## [WRITTEN TASK]
Starting at the first line of the data below, retype every line up to and including the one containing "const minus = v".

## [PROVIDED MATERIAL]

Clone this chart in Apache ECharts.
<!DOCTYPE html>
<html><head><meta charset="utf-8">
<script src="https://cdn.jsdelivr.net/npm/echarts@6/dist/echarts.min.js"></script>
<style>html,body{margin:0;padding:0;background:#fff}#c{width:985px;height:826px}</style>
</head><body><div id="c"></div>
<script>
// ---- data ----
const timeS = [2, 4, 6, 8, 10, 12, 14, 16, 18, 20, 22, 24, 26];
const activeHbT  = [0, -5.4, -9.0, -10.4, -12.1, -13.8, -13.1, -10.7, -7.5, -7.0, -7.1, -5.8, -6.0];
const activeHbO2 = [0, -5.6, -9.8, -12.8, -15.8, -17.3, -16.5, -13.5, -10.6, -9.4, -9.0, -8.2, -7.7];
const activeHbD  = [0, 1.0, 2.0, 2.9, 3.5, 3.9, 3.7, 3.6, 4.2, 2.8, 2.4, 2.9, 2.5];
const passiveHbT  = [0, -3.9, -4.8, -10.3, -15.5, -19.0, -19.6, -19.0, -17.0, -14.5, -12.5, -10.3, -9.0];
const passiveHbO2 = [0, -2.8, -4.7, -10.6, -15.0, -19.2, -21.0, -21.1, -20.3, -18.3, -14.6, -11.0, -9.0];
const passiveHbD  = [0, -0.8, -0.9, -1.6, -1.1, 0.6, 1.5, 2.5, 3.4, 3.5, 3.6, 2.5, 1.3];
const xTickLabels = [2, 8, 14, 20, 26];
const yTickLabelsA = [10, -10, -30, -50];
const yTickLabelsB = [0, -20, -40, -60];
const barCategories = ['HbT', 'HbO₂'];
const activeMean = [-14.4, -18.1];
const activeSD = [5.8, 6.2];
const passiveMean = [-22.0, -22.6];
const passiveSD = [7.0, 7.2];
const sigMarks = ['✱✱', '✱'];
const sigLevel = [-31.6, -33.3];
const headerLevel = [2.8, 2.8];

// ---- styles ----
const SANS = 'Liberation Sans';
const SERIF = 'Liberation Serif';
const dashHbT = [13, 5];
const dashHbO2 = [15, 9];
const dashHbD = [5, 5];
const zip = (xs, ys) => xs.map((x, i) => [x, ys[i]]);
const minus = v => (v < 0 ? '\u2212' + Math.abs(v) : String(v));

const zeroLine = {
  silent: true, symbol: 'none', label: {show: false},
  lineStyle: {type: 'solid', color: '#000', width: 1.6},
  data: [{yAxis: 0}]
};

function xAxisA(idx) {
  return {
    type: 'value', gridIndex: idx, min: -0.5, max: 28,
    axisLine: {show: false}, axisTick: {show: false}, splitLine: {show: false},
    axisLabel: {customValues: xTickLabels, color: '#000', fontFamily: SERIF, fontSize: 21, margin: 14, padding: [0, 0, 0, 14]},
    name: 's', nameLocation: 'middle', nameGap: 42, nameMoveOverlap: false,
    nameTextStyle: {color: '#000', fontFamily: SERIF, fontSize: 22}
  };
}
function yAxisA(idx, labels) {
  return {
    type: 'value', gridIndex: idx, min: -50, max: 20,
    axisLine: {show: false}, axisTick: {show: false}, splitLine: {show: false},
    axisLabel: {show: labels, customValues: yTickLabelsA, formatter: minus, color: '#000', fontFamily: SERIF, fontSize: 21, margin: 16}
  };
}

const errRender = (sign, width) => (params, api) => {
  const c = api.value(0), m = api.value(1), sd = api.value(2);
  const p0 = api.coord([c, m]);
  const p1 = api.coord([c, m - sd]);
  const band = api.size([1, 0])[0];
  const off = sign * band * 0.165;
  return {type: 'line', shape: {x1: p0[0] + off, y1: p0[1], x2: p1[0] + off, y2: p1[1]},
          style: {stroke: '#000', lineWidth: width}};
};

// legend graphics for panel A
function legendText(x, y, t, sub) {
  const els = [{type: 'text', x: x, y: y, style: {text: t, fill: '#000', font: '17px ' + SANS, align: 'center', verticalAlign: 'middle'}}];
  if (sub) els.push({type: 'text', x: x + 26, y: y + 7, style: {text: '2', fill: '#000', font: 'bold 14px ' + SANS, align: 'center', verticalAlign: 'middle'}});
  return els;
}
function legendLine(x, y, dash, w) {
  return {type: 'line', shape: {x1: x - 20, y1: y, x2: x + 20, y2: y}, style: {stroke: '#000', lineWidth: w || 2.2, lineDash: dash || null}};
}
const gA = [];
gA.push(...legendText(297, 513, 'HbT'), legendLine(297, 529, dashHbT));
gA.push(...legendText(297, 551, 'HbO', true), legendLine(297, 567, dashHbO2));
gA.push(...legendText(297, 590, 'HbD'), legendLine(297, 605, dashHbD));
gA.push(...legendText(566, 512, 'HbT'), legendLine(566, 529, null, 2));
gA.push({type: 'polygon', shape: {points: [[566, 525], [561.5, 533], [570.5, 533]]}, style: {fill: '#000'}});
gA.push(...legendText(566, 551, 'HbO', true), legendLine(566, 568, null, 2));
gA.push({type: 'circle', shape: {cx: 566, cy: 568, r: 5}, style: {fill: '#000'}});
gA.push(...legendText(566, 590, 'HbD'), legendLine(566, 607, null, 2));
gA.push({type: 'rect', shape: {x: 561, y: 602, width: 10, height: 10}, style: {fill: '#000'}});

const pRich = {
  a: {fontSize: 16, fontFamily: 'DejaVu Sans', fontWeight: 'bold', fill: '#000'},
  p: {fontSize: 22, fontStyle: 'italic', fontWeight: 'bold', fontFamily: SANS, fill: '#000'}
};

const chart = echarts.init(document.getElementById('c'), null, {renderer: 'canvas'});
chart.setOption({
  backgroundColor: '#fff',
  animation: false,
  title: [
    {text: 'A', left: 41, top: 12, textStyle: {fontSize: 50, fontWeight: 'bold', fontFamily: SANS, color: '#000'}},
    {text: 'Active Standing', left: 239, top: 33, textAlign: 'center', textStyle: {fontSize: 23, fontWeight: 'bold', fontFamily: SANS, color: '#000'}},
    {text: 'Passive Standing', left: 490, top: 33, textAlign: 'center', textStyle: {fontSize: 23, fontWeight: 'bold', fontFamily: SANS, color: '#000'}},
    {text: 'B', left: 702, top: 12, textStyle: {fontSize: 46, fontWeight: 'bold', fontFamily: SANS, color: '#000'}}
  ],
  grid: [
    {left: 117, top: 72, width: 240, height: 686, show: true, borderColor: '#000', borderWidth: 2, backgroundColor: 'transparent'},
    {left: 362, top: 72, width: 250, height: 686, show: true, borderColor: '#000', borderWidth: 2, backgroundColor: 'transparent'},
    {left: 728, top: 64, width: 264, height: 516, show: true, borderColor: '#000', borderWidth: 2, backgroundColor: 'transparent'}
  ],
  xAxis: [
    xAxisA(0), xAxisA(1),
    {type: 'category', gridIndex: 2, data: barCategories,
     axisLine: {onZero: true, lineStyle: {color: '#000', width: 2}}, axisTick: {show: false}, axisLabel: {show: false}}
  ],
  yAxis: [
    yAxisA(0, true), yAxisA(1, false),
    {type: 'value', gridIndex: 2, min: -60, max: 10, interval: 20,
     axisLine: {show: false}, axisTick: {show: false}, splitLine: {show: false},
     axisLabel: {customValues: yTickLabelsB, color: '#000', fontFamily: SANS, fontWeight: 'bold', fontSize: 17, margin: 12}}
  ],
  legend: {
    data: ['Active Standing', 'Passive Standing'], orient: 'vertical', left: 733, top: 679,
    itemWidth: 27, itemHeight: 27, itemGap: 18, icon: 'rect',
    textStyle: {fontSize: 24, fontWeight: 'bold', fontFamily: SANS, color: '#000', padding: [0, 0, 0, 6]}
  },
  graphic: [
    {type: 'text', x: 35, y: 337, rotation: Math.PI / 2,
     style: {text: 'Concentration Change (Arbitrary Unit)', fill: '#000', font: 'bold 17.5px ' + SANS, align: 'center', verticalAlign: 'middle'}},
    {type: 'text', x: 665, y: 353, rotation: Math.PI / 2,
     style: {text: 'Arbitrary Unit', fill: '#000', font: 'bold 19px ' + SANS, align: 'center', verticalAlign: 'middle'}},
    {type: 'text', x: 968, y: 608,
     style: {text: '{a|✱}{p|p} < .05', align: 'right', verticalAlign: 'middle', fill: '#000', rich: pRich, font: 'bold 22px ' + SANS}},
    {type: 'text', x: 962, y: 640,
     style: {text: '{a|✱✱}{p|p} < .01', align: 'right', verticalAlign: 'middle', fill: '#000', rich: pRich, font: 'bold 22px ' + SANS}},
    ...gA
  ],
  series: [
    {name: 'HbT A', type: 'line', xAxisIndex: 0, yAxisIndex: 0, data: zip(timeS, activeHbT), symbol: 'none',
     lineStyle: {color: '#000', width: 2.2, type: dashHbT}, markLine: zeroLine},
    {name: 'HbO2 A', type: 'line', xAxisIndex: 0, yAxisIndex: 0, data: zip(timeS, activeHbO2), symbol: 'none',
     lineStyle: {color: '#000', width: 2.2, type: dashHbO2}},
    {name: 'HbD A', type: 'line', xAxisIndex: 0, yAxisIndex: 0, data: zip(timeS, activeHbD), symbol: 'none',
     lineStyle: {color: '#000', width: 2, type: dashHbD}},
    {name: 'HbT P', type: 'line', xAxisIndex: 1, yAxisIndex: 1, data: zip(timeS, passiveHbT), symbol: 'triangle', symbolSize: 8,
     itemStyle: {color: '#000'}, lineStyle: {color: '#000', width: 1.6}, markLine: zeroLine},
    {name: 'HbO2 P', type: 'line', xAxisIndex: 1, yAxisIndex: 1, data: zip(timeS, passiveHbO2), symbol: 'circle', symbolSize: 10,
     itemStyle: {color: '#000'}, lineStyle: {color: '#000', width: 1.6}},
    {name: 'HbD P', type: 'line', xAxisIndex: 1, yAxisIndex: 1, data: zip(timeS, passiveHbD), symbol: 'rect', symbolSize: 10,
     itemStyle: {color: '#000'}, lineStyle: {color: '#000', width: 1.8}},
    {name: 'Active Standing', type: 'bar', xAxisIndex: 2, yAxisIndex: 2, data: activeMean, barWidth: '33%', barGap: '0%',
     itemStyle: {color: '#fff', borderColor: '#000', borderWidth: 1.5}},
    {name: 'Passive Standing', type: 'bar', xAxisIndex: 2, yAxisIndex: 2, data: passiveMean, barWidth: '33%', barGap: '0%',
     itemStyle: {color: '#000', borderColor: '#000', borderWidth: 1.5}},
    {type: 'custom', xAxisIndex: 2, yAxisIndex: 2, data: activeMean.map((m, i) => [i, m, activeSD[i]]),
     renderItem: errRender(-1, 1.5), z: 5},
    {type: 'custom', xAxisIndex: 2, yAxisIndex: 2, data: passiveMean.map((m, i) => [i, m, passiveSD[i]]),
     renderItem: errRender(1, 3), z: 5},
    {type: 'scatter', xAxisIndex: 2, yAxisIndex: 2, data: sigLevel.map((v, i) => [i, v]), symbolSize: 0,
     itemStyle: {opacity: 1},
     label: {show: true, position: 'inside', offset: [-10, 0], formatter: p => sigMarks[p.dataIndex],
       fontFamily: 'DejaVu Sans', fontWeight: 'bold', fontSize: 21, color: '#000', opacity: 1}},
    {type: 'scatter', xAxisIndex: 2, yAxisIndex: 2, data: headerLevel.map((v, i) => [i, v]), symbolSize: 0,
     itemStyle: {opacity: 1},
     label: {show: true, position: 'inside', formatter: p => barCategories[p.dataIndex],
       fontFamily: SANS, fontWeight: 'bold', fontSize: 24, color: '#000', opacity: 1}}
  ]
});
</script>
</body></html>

## [SOLUTION TO THIS PROBLEM]
Clone this chart in Apache ECharts.
<!DOCTYPE html>
<html><head><meta charset="utf-8">
<script src="https://cdn.jsdelivr.net/npm/echarts@6/dist/echarts.min.js"></script>
<style>html,body{margin:0;padding:0;background:#fff}#c{width:985px;height:826px}</style>
</head><body><div id="c"></div>
<script>
// ---- data ----
const timeS = [2, 4, 6, 8, 10, 12, 14, 16, 18, 20, 22, 24, 26];
const activeHbT  = [0, -5.4, -9.0, -10.4, -12.1, -13.8, -13.1, -10.7, -7.5, -7.0, -7.1, -5.8, -6.0];
const activeHbO2 = [0, -5.6, -9.8, -12.8, -15.8, -17.3, -16.5, -13.5, -10.6, -9.4, -9.0, -8.2, -7.7];
const activeHbD  = [0, 1.0, 2.0, 2.9, 3.5, 3.9, 3.7, 3.6, 4.2, 2.8, 2.4, 2.9, 2.5];
const passiveHbT  = [0, -3.9, -4.8, -10.3, -15.5, -19.0, -19.6, -19.0, -17.0, -14.5, -12.5, -10.3, -9.0];
const passiveHbO2 = [0, -2.8, -4.7, -10.6, -15.0, -19.2, -21.0, -21.1, -20.3, -18.3, -14.6, -11.0, -9.0];
const passiveHbD  = [0, -0.8, -0.9, -1.6, -1.1, 0.6, 1.5, 2.5, 3.4, 3.5, 3.6, 2.5, 1.3];
const xTickLabels = [2, 8, 14, 20, 26];
const yTickLabelsA = [10, -10, -30, -50];
const yTickLabelsB = [0, -20, -40, -60];
const barCategories = ['HbT', 'HbO₂'];
const activeMean = [-14.4, -18.1];
const activeSD = [5.8, 6.2];
const passiveMean = [-22.0, -22.6];
const passiveSD = [7.0, 7.2];
const sigMarks = ['✱✱', '✱'];
const sigLevel = [-31.6, -33.3];
const headerLevel = [2.8, 2.8];

// ---- styles ----
const SANS = 'Liberation Sans';
const SERIF = 'Liberation Serif';
const dashHbT = [13, 5];
const dashHbO2 = [15, 9];
const dashHbD = [5, 5];
const zip = (xs, ys) => xs.map((x, i) => [x, ys[i]]);
const minus = v => (v < 0 ? '\u2212' + Math.abs(v) : String(v));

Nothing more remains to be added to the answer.